§ Earl Russell
asked Her Majesty's Government:
Further to the Written Answer by the Lord Filkin on 3 April (WA 145), whether, if individuals present further information which they wish to be considered in relation to a decision under Section 55 of the Nationality, Immigration and Asylum Act 2002, the Home Secretary has the authority to grant support in response to these additional circumstances; and, if so, how many times this power has been exercised. [HL2505]
§ Lord Filkin
Once a decision to refuse the National Asylum Support Service (NASS) support under Section 55 of the Nationality, Immigration and Asylum Act 2002 has been made, there is no legal barrier to the Home Secretary considering further evidence and, if appropriate, reaching a new decision to grant support.

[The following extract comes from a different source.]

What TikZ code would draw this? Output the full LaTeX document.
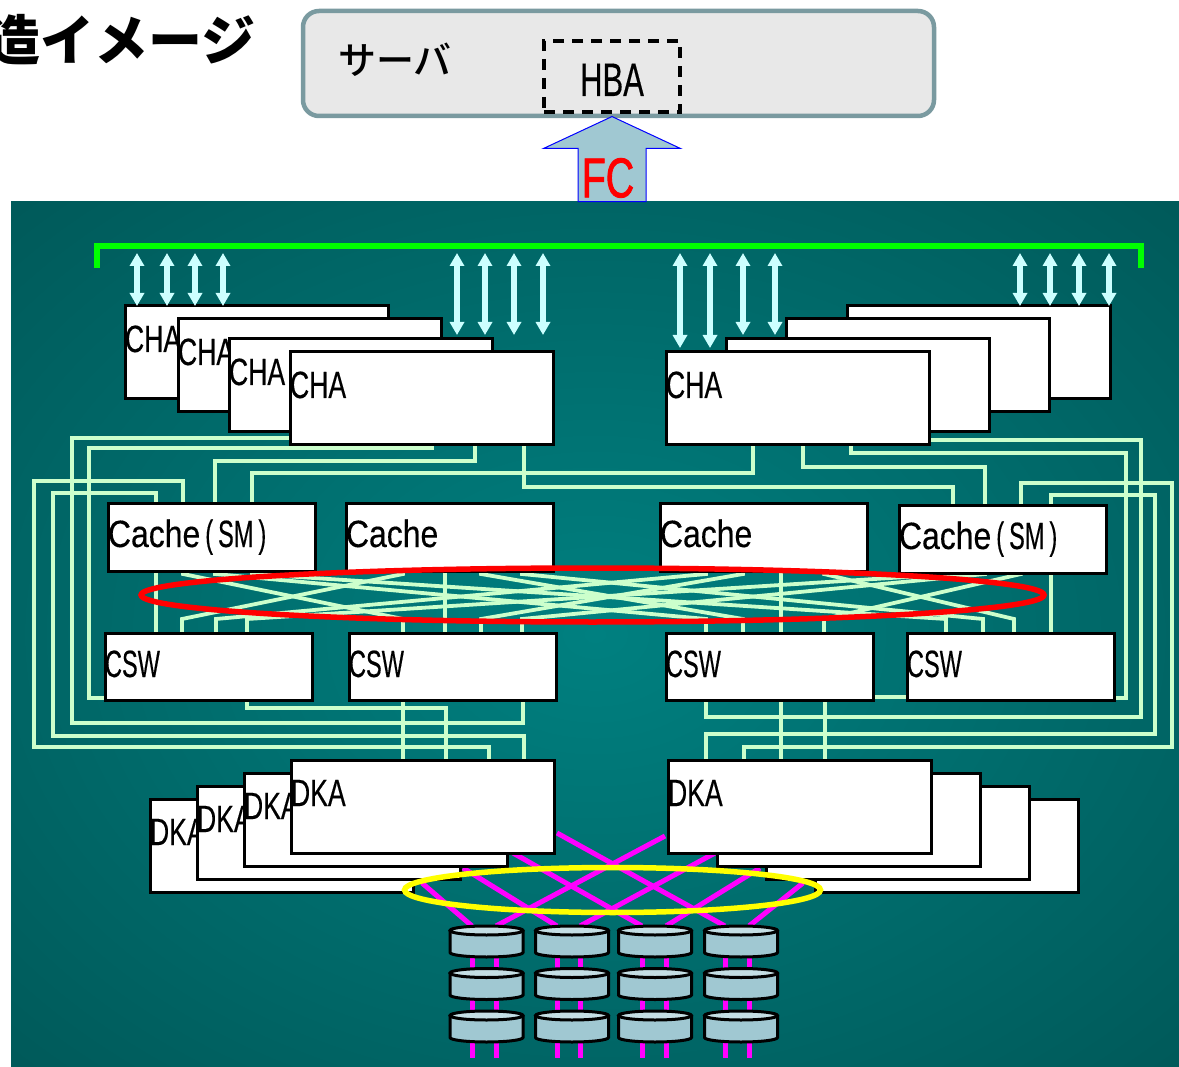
\documentclass[tikz,border=0pt]{standalone}
\usepackage{fontspec}
\usetikzlibrary{shapes.geometric,shapes.arrows,arrows.meta}
\setmainfont{Liberation Sans}
\newfontfamily\cardfont[FakeStretch=0.7,FakeBold=0.3]{Liberation Sans}
\newfontfamily\hbafam[FakeStretch=0.66,FakeBold=0.3]{Liberation Sans}
\newfontfamily\fcfam[FakeStretch=0.7,FakeBold=1.5]{Liberation Sans}
\newfontfamily\cachefam[FakeStretch=0.84,FakeBold=0.3]{Liberation Sans}
\newfontfamily\cswfam[FakeStretch=0.62,FakeBold=0.3]{Liberation Sans}
\newfontfamily\jpfont{Noto Sans CJK JP Medium}
\newfontfamily\jpheavy{Noto Sans CJK JP}
\newcommand{\chafont}{\cardfont\fontsize{38pt}{40pt}\selectfont}
\newcommand{\cachefont}{\cachefam\fontsize{38pt}{40pt}\selectfont}
\newcommand{\cswfont}{\cswfam\fontsize{38pt}{40pt}\selectfont}
\definecolor{glowin}{HTML}{008080}
\definecolor{glowout}{HTML}{005A5A}
\definecolor{wirecol}{HTML}{CCFFCC}
\definecolor{palecyan}{HTML}{CCFFFF}
\definecolor{diskblue}{HTML}{A0C8D2}
\definecolor{disktop}{HTML}{C4DEE4}
\definecolor{servedge}{HTML}{7A9AA0}
\definecolor{fibrecol}{HTML}{FF00FF}
\definecolor{buscol}{HTML}{00FF00}
\definecolor{ringred}{HTML}{FF0000}
\definecolor{ringyel}{HTML}{FFFF00}
\definecolor{fcblue}{HTML}{0000FF}
\pgfdeclareradialshading{fabricglow}{\pgfpoint{0bp}{0bp}}{color(0bp)=(glowin); color(35bp)=(glowout); color(50bp)=(glowout)}
\pgfdeclarelayer{backdrop}
\pgfdeclarelayer{wires}
\pgfsetlayers{backdrop,wires,main}

\begin{document}
\begin{tikzpicture}[
  x=1pt,y=-1pt,
  plate/.style={draw=black,line width=3pt,fill=white,inner sep=0pt,outer sep=0pt,
                anchor=north west,align=left},
  chabox/.style={plate,font=\chafont,text width=263pt,text height=46pt,text depth=47pt},
  cachebox/.style={plate,font=\cachefont,text width=207pt,text height=44pt,text depth=24pt},
  cswbox/.style={plate,font=\cswfont,text width=207pt,text height=44pt,text depth=23pt},
  wire/.style={draw=wirecol,line width=3.8pt},
  fibre/.style={draw=fibrecol,line width=5pt},
  dblarr/.style={draw=palecyan,line width=5.5pt,
                 {Triangle[length=13pt,width=14pt]}-{Triangle[length=13pt,width=14pt]}},
  ring/.style={ellipse,draw=#1,line width=5.5pt,inner sep=0pt,outer sep=0pt},
  diskspot/.style={minimum width=73pt,minimum height=31pt,inner sep=0pt,outer sep=0pt},
  diskline/.style={draw=black,line width=3pt},
  fcarrow/.style={single arrow,draw=fcblue,fill=diskblue,line width=1pt,rotate=90,
                  minimum height=85pt,text height=67pt,text depth=0pt,inner sep=0pt,
                  single arrow head extend=34.5pt,single arrow tip angle=130}
]
\useasboundingbox (0,0) rectangle (1179,1067);
\begin{pgfonlayer}{backdrop}
\shade[shading=fabricglow] (11,202) rectangle (1179,1067);
\end{pgfonlayer}

% server
\node[font=\jpheavy\bfseries\fontsize{54pt}{56pt}\selectfont,anchor=east,inner sep=0pt] (title) at (256,40) {造イメージ};
\node[draw=servedge,fill=black!9,line width=4.5pt,rounded corners=16pt,anchor=north west,
      minimum width=631pt,minimum height=105pt,inner sep=0pt,outer sep=0pt] (server) at (303,11) {};
\node[font=\jpfont\fontsize{38pt}{40pt}\selectfont,inner sep=0pt] (servname) at (395,60) {サーバ};
\node[draw,line width=3.5pt,dash pattern=on 11pt off 8pt,anchor=north west,inner sep=0pt,outer sep=0pt,
      align=center,text width=136pt,text height=55pt,text depth=16pt,
      font=\hbafam\fontsize{47pt}{49pt}\selectfont] (hba) at (544,41) {HBA};
\node[fcarrow,anchor=tip] (fcup) at (server.south -| hba.south) {};
\node[text=ringred,font=\fcfam\fontsize{56pt}{58pt}\selectfont,inner sep=0pt] (fclabel) at (608,178) {FC};

% CHA boards
\node[chabox] (chaA) at (125,306) {CHA};
\node[chabox] (chaB) at (178,319) {CHA};
\node[chabox] (chaC) at (229,339) {CHA};
\node[chabox] (chaD) at (290,352) {CHA};
\node[chabox] (chaH) at (847,306) {};
\node[chabox] (chaG) at (786,319) {CHA};
\node[chabox] (chaF) at (726,339) {};
\node[chabox] (chaE) at (666,352) {CHA};

% cache and switch rows
\node[cachebox] (cacheA) at (108,503) {Cache\kern5pt{\cswfam(\kern5pt SM\kern5pt)}};
\node[cachebox] (cacheB) at (346,503) {Cache};
\node[cachebox] (cacheC) at (660,503) {Cache};
\node[cachebox] (cacheD) at (899,505) {Cache\kern5pt{\cswfam(\kern5pt SM\kern5pt)}};
\node[cswbox] (cswA) at (105,633) {CSW};
\node[cswbox] (cswB) at (349,633) {CSW};
\node[cswbox] (cswC) at (666,633) {CSW};
\node[cswbox] (cswD) at (907,633) {CSW};

% DKA boards
\node[chabox] (dkaA) at (150,799) {DKA};
\node[chabox] (dkaB) at (197,786) {DKA};
\node[chabox] (dkaC) at (244,773) {DKA};
\node[chabox] (dkaD) at (291,760) {DKA};
\node[chabox] (dkaH) at (815,799) {};
\node[chabox] (dkaG) at (766,786) {};
\node[chabox] (dkaF) at (717,773) {};
\node[chabox] (dkaE) at (668,760) {DKA};

% disks
\foreach \col/\cx in {a/486.5,b/572,c/655,d/741}
  \foreach \row/\ry in {1/941.5,2/984,3/1026.5}{
    \node[diskspot] (disk\col\row) at (\cx,\ry) {};
    \begin{scope}[shift={(disk\col\row.center)}]
      \draw[diskline,fill=diskblue] (-36.5,-11) -- (-36.5,11)
        arc[x radius=36.5pt,y radius=4.5pt,start angle=180,end angle=360] -- (36.5,-11);
      \draw[diskline,fill=disktop] (0,-11) ellipse[x radius=36.5pt,y radius=4.5pt];
    \end{scope}
  }

\node[ring=ringred,minimum width=903pt,minimum height=54pt] (cacheRing) at (592.5,595) {};
\node[ring=ringyel,minimum width=416pt,minimum height=45pt] (diskRing) at (612.5,890) {};

% bus and its arrows
\coordinate (busL) at (97,268);
\coordinate (busR) at (1141,268);
\draw[draw=buscol,line width=6pt] (busL) -- (97,246) -- (1141,246) -- (busR);
\coordinate (portTop) at (0,253);
\foreach \x in {137,167,195,223,1020,1050,1079,1109}
  \draw[dblarr] (\x,0 |- portTop) -- (\x,0 |- chaA.north);
\foreach \x in {457,485,514,543,743,775}
  \draw[dblarr,shorten >=4pt] (\x,0 |- portTop) -- (\x,0 |- chaC.north);
\foreach \x in {680,710}
  \draw[dblarr,shorten >=4pt] (\x,0 |- portTop) -- (\x,0 |- chaE.north);

\begin{pgfonlayer}{wires}
% left side
\draw[wire] (chaD.west |- 0,438) -- (72,438) -- (72,723) -- (523,723) -- (523,0 |- cswB.south);
\draw[wire] (432,0 |- chaD.south) -- (432,448) -- (89,448) -- (89,698) -- (cswA.west |- 0,698);
\draw[wire] (475,0 |- chaD.south) -- (475,461) -- (215,461) -- (215,0 |- cacheA.north);
\draw[wire] (524,0 |- chaD.south) -- (524,487) -- (953,487) -- (953,0 |- cacheD.north);
\draw[wire] (252,0 |- cacheA.north) -- (252,473) -- (753,473) -- (753,0 |- chaE.south);
\draw[wire] (183,0 |- cacheA.north) -- (183,481) -- (34,481) -- (34,747) -- (489,747) -- (489,0 |- dkaD.north);
\draw[wire] (156,0 |- cacheA.north) -- (156,493) -- (53,493) -- (53,736) -- (524,736) -- (524,0 |- dkaD.north);
\draw[wire] (247,0 |- cswA.south) -- (247,708) -- (446,708) -- (446,0 |- dkaD.north);
\draw[wire] (403,0 |- cswB.south) -- (403,0 |- dkaD.north);
% right side
\draw[wire] (chaE.east |- 0,440) -- (1141,440) -- (1141,717) -- (706,717) -- (706,0 |- cswC.south);
\draw[wire] (851,0 |- chaE.south) -- (851,453) -- (1126,453) -- (1126,698) -- (cswD.east |- 0,698);
\draw[wire] (803,0 |- chaE.south) -- (803,467) -- (985,467) -- (985,0 |- cacheD.north);
\draw[wire] (1021,0 |- cacheD.north) -- (1021,483) -- (1172,483) -- (1172,747) -- (744,747) -- (744,0 |- dkaE.north);
\draw[wire] (1051,0 |- cacheD.north) -- (1051,495) -- (1155,495) -- (1155,734) -- (706,734) -- (706,0 |- dkaE.north);
\draw[wire] (cswC.east |- 0,697) -- (cswD.west |- 0,697);
\draw[wire] (781,0 |- cswC.south) -- (781,0 |- dkaE.north);
\draw[wire] (825,0 |- cswC.south) -- (825,0 |- dkaE.north);
% cache to switch mesh
\foreach \tx/\bx/\ca/\cs in {156/156/cacheA/cswA,183/403/cacheA/cswB,215/706/cacheA/cswC,252/946/cacheA/cswD,
    403/182/cacheB/cswA,445/445/cacheB/cswB,481/743/cacheB/cswC,522/983/cacheB/cswD,
    706/216/cacheC/cswA,743/481/cacheC/cswB,781/781/cacheC/cswC,824/1014/cacheC/cswD,
    953/247/cacheD/cswA,985/522/cacheD/cswB,1021/824/cacheD/cswC,1051/1051/cacheD/cswD}
  \draw[wire] (\tx,0 |- \ca.south) -- (\tx,574) -- (\bx,619) -- (\bx,0 |- \cs.north);
% disk fibres
\foreach \i/\sx/\sy/\px/\dk in {a/557/833/725/d,b/665/836/496/a,c/513/853/642/c,d/715/853/580/b,
    e/463/868/557/b,f/760/868/666/c,g/422/883/472/a,h/803/883/749/d}{
  \coordinate (fan\i) at (\sx,\sy);
  \draw[fibre] (fan\i) -- (\px,0 |- disk\dk1.north);
  \draw[fibre] (\px,0 |- disk\dk1.north) -- (\px,1058);
}
\end{pgfonlayer}
\end{tikzpicture}
\end{document}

Subject to quality assurance of the data, it is planned to publish information on the operation of Section 55 within the quarterly asylum statistics at the end of May.
§ Baroness Lockwood
asked Her Majesty's Government:
Whether the Court of Appeal judgment on Section 55 of the Nationality, Immigration and Asylum Act 2002 affects the operation of it of that Act. [HL2242]
§ The Minister of State, Home Office (Lord Falconer of Thoroton)
Section 55 of the Nationality, Immigration and Asylum Act 2002, which came into74WA force on 8 January 2003, prevents the provision of support to asylum seekers unless the Secretary of State is satisfied that their asylum claim was made as soon as reasonably practicable after arrival in the United Kingdom. Exceptions include families with children and those who can show they would suffer treatment contrary to the European Convention on Human Rights (ECHR). Those with care needs continue to be supported by local authorities under the National Assistance Act 1948.
On 19 February, Mr Justice Collins gave judgment in six test cases. He found that the Section 55 decision-making process was flawed, largely on the grounds that there had initially been insufficient investigation of the circumstances in which entry to the United Kingdom was achieved, to give the claimant the opportunity to rebut a suggestion of incredibility and to set out fully the reasons for decisions. He also decided that there will normally be a real risk that to leave someone destitute will violate Articles 3 and 8.1 of the ECHR, and that inquiries should be made to try to establish whether any support is likely to exist. This effectively shifted the burden of proof to the Secretary of State, rather than the asylum applicant, as Section 55 had originally intended.
The Home Secretary appealed against the decision of Mr Justice Collins and the Court of Appeal gave judgment on 18 March 2003. The Attorney General made it clear that the appeal was being made on the basis of the key legal principles, not on the basis of the six individual cases.
At the Court of Appeal, the appeal was dismissed, as expected, in relation to the six cases, the judgment found in favour of the Government on several key issues of legal principle:
The court's decision makes it clear that the burden of showing an asylum claim was made as soon as reasonably practicable is on the asylum seeker, the ECHR does not require state support to be given automatically to all destitute asylum seekers who have failed to make their asylum claims when required to do so, and Section 55 is not incompatible with the ECHR in any respect.
The court found against the Government on procedural fairness and drew attention to a number of areas where they considered improvements could be made.
The Home Office has already changed the procedures for making Section 55 decisions to meet the court's main concerns.
The Government will not appeal to the House of Lords against the Court of Appeal decision.
The Court of Appeal judgment means that the Government can continue to operate Section 55 as Parliament intended. It gives renewed legal backing for the Government's policy to tackle abuse of the asylum system and send a clear message to those who are abusing the system that they will not be supported at public expense.75WA
The key legal issues have been settled by the Court of Appeal and the Government can, therefore, uphold the robust and and fair asylum support system for which Parliament legislated.